Gritsko-Nichols said she developed a mantra and repeatedly asked herself, “What is best for the child?” to help her get through the difficult times.
“Financially, and, more importantly, emotionally, everything was so wrong in my life that it would have been extremely selfish of me to bring a child into my screwed up world,” Gritsko-Nichols said.
Meanwhile, Kilgore, then a 25-year-old graduate student in California, and Dolly, then 28, wanted to start their own family, but Kilgore said that was beginning to look as if that might never happen.
They looked into adoption, but there was a four-year waiting list.
However, a friend of Kilgore’s family had adopted children as a single mother. They talked to her to see if she could help them with a private adoption.
Nothing could be done at the moment for them, so Kilgore said they forgot about it until four or five months later when the phone rang. It was their friend, asking if they were still interested in adopting.
That was in April 1977, and Kilgore-Hadley came along in July.
“It was like instant parenthood,” Kilgore said. “We went from being not-parents to parents awfully quick there. We didn’t have that nine-month line up.”

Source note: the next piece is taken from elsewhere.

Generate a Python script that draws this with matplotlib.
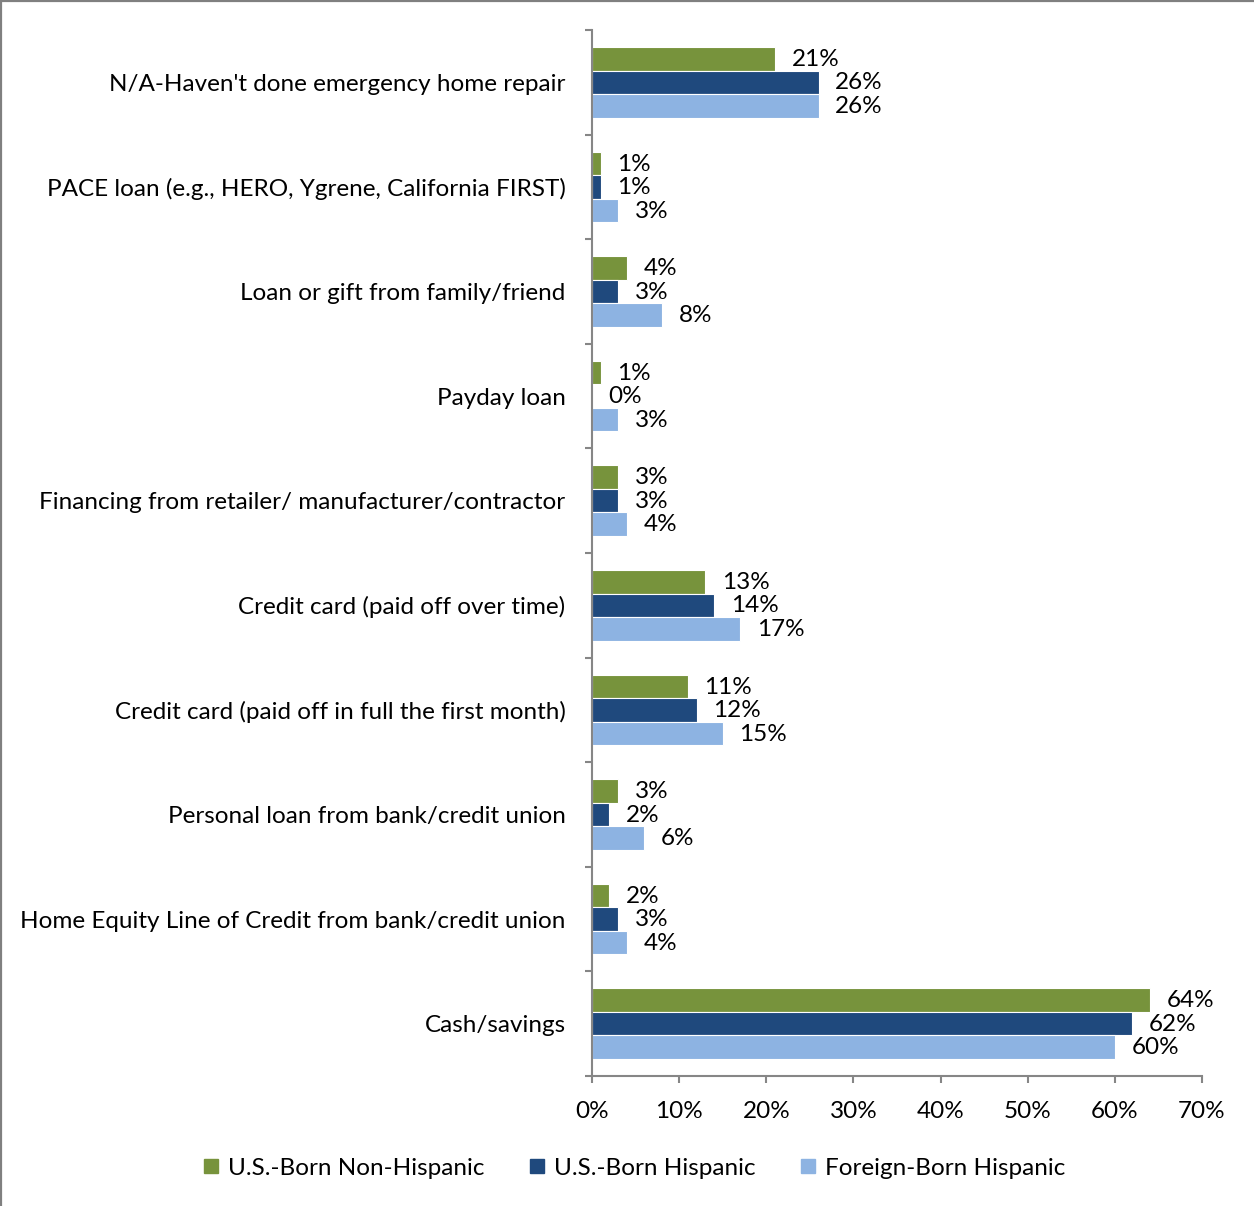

Kilgore-Hadley said she is well aware she could have ended up anywhere, but she got the family she did.
“I feel very really connected to my family because I know that it wasn’t inevitable that I was a member of their family,” she said. “I know that there’s a million different ways that it could have gone.”
This is part of the reason why when Kilgore-Hadley married, she decided to hyphenate her name and not take her husband’s name.
“I wasn’t just born into that name, so it was important to me to keep that,” she said.